Nuclear Watchdog Agency Probes Four New England Plants
ROCKVILLE, MD.
THE Nuclear Regulatory Commission is bearing down on New England's largest utility with the force of a mid-winter nor'easter.
Today, a team of up to 20 inspectors is scheduled to start combing through four nuclear plants run by the Hartford, Conn.,-based Northeast Utilities. The unusually broad probe was prompted by management lapses discovered at the Millstone 1 nuclear plant near Waterford, Conn.
This inspection comes at a time when the agency, which oversees 110 nuclear plants nationwide, has come under fire from both within and without for failing to enforce regulations at Millstone 1 and other nuclear plants. It also comes at a time when the commission, under its new chairman Shirley Jackson, is tightening up on the lapses.

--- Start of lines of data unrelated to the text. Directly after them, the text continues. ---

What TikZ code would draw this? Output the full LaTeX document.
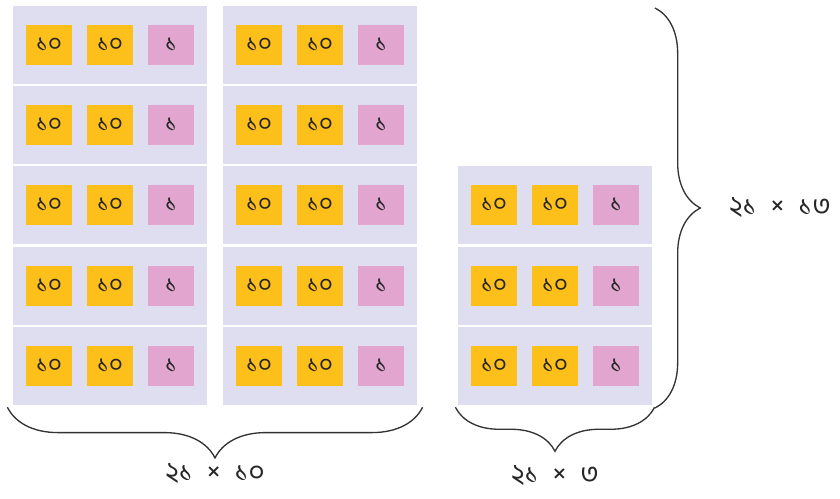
\documentclass[tikz,border=0pt]{standalone}
\usepackage{fontspec}
\newfontfamily\bnfont[Script=Bengali]{Hind Siliguri}
\usetikzlibrary{positioning,calc,decorations.pathreplacing}
\definecolor{panelbg}{HTML}{DFDDF0}
\definecolor{tenfill}{HTML}{FDBF1A}
\definecolor{onefill}{HTML}{E2A5CF}
\definecolor{bracecol}{HTML}{333333}

\begin{document}
\begin{tikzpicture}[
    x=0.75pt, y=-0.75pt,
    rowbox/.style={rectangle, fill=panelbg, minimum width=146pt, minimum height=58.5pt, inner sep=0pt},
    ten/.style={rectangle, fill=tenfill, minimum width=35pt, minimum height=30pt, inner sep=0pt, font=\bnfont\fontsize{18}{18}\selectfont, text=black!85},
    one/.style={ten, fill=onefill},
    brace/.style={draw=bracecol, line width=1pt, decorate, decoration={brace, amplitude=#1}},
    lbl/.style={font=\bnfont\fontsize{21}{21}\selectfont, text=black!85, inner sep=0pt}
]
\useasboundingbox (0,0) rectangle (840,499);

% সারি: বাম দুই কলাম
\foreach \c/\cx in {a/110, b/320} {
  \foreach \r/\ry in {1/45, 2/125, 3/205, 4/286, 5/366} {
    \node[rowbox] (row-\c-\r) at (\cx,\ry) {};
    \node[ten] (\c\r-t1) at ($(row-\c-\r)+(-61,0)$) {১০};
    \node[ten] (\c\r-t2) at ($(row-\c-\r)+(0,0)$) {১০};
    \node[one] (\c\r-o) at ($(row-\c-\r)+(61,0)$) {১};
  }
}

% ডান কলাম
\foreach \r/\ry in {3/205, 4/286, 5/366} {
  \node[rowbox] (row-c-\r) at (555,\ry) {};
  \node[ten] (c\r-t1) at ($(row-c-\r)+(-61,0)$) {১০};
  \node[ten] (c\r-t2) at ($(row-c-\r)+(0,0)$) {১০};
  \node[one] (c\r-o) at ($(row-c-\r)+(61,0)$) {১};
}

% বন্ধনী
\coordinate (bl-a) at ($(row-a-5.south west)+(-5,2)$);
\coordinate (bl-b) at ($(row-b-5.south east)+(5,2)$);
\coordinate (br-a) at ($(row-c-5.south west)+(-2,2)$);
\coordinate (br-b) at ($(row-c-5.south east)+(2,2)$);
\coordinate (rt-a) at (655,8);
\coordinate (rt-b) at (655,408);

\draw[brace=38pt, decoration={mirror}] (bl-a) -- (bl-b)
  node[midway, below=42pt, lbl] (lbl-ten) {২১\enspace×\enspace১০};
\draw[brace=33pt, decoration={mirror}] (br-a) -- (br-b)
  node[midway, below=43pt, lbl] (lbl-three) {২১\enspace×\enspace৩};
\draw[brace=34pt] (rt-a) -- (rt-b)
  node[midway, right=55pt, lbl] (lbl-thirteen) {২১\enspace×\enspace১৩};

\end{tikzpicture}
\end{document}
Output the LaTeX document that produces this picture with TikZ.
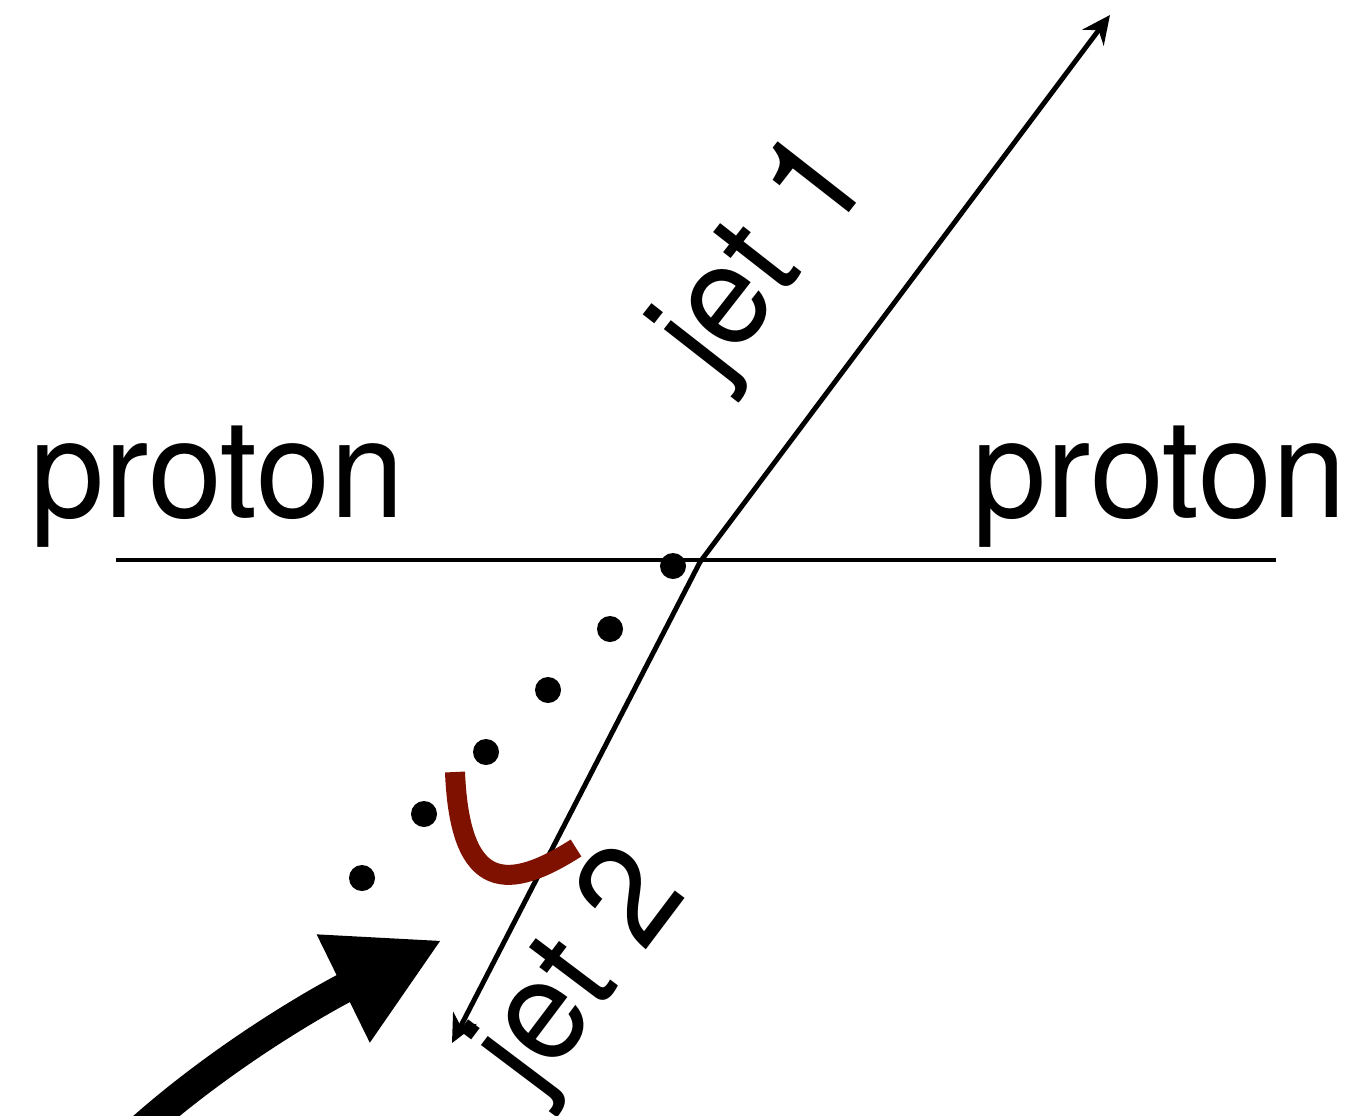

Last August, George Galatis, a senior engineer at Northeast Utilities, charged that for 20 years managers had violated Millstone 1's license by allowing operators to transfer the reactor's full complement of fuel to the plant's spent-fuel pool during refueling outages.
The practice, he said, presented an unnecessary risk to the public. The pool was rated for offloading only one-third of the fuel - not a full-core load. Even as his petition to suspend, modify, or revoke the utility's license was being considered, the NRC granted Northeast a permit for full-core offloads.
His allegations also led to an NRC Inspector General's report in December critical of the agency's oversight of Millstone 1.
The plant has been shut down for exhaustive inspections and evaluation. As of January it has been placed on the NRC's "watch list," the equivalent of the regulatory dog house. Standard and Poors has lowered its bond ratings for Northeast Utilities and its subsidiaries.
Northeast's internal report was designed to find the basic causes of the problems at Millstone 1. The study, which the NRC plans to make public later this week, pinpointed several causes, according to William Russell, head of the NRC's office of Nuclear Reactor Regulation. Among them:
*A key plant licensing document, known as the final safety analysis report, contained "errors and omissions."
*The utility did not deem the safety report as something "that was required to be accurate."
*Internal memos from 1985 to 1996 identified a number of risks at the plant. The utility's management promised the NRC the problems would be fixed, but the changes either were ineffective, incomplete, or never done.
*The utility's own oversight offices failed to bring this pattern to management's attention.
According to the NRC, the internal report acknowledged that these attitudes may also have affected at least three other Northeast Utilities plants: Millstone 2 and 3 and Haddam Neck, also in Connecticut.
At a press briefing here Friday, NRC Chairwoman Jackson said her agency was determined to "keep peeling back the layers of this onion until we finally get to whatever the center is."
Ted Feigenbaum, Northeast's chief nuclear officer, has acknowledged problems with license documentation and says the company is closely reviewing its operating practices.